## Dataset extract:
———

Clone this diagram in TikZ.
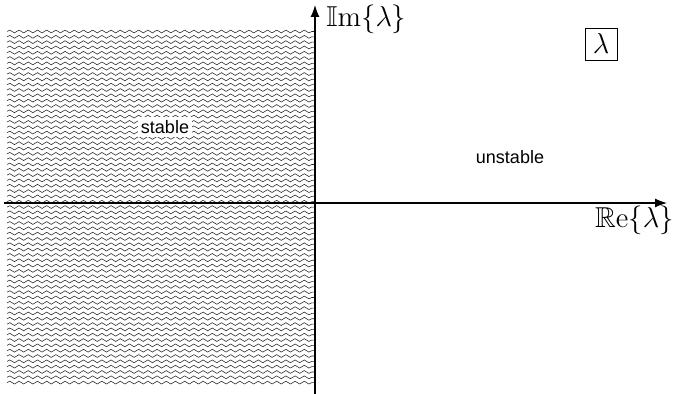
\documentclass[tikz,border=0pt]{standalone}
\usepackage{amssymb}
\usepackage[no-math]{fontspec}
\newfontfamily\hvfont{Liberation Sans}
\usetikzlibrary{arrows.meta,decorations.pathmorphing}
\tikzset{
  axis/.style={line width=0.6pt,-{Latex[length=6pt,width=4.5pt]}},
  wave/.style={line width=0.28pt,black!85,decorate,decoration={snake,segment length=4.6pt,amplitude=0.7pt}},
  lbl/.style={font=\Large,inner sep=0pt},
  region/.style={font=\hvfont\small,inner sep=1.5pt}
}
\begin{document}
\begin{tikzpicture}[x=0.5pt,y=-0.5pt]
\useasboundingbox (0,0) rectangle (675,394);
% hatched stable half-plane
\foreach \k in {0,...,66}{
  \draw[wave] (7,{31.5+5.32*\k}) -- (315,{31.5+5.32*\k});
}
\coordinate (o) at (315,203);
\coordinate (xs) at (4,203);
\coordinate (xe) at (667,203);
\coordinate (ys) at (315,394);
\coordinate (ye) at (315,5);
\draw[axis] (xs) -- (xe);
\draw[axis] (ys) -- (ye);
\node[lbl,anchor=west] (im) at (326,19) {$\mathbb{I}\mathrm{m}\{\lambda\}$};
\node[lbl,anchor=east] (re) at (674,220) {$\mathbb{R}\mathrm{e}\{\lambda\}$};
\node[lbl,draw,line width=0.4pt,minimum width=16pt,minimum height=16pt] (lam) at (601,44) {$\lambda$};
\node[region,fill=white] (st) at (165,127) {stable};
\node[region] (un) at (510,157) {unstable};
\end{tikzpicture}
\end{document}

———

## What needs to be done:
Every line of text is to be repeated exactly; pictures are left out.

## Answer to this exercise:
Clone this diagram in TikZ.
\documentclass[tikz,border=0pt]{standalone}
\usepackage{amssymb}
\usepackage[no-math]{fontspec}
\newfontfamily\hvfont{Liberation Sans}
\usetikzlibrary{arrows.meta,decorations.pathmorphing}
\tikzset{
  axis/.style={line width=0.6pt,-{Latex[length=6pt,width=4.5pt]}},
  wave/.style={line width=0.28pt,black!85,decorate,decoration={snake,segment length=4.6pt,amplitude=0.7pt}},
  lbl/.style={font=\Large,inner sep=0pt},
  region/.style={font=\hvfont\small,inner sep=1.5pt}
}
\begin{document}
\begin{tikzpicture}[x=0.5pt,y=-0.5pt]
\useasboundingbox (0,0) rectangle (675,394);
% hatched stable half-plane
\foreach \k in {0,...,66}{
  \draw[wave] (7,{31.5+5.32*\k}) -- (315,{31.5+5.32*\k});
}
\coordinate (o) at (315,203);
\coordinate (xs) at (4,203);
\coordinate (xe) at (667,203);
\coordinate (ys) at (315,394);
\coordinate (ye) at (315,5);
\draw[axis] (xs) -- (xe);
\draw[axis] (ys) -- (ye);
\node[lbl,anchor=west] (im) at (326,19) {$\mathbb{I}\mathrm{m}\{\lambda\}$};
\node[lbl,anchor=east] (re) at (674,220) {$\mathbb{R}\mathrm{e}\{\lambda\}$};
\node[lbl,draw,line width=0.4pt,minimum width=16pt,minimum height=16pt] (lam) at (601,44) {$\lambda$};
\node[region,fill=white] (st) at (165,127) {stable};
\node[region] (un) at (510,157) {unstable};
\end{tikzpicture}
\end{document}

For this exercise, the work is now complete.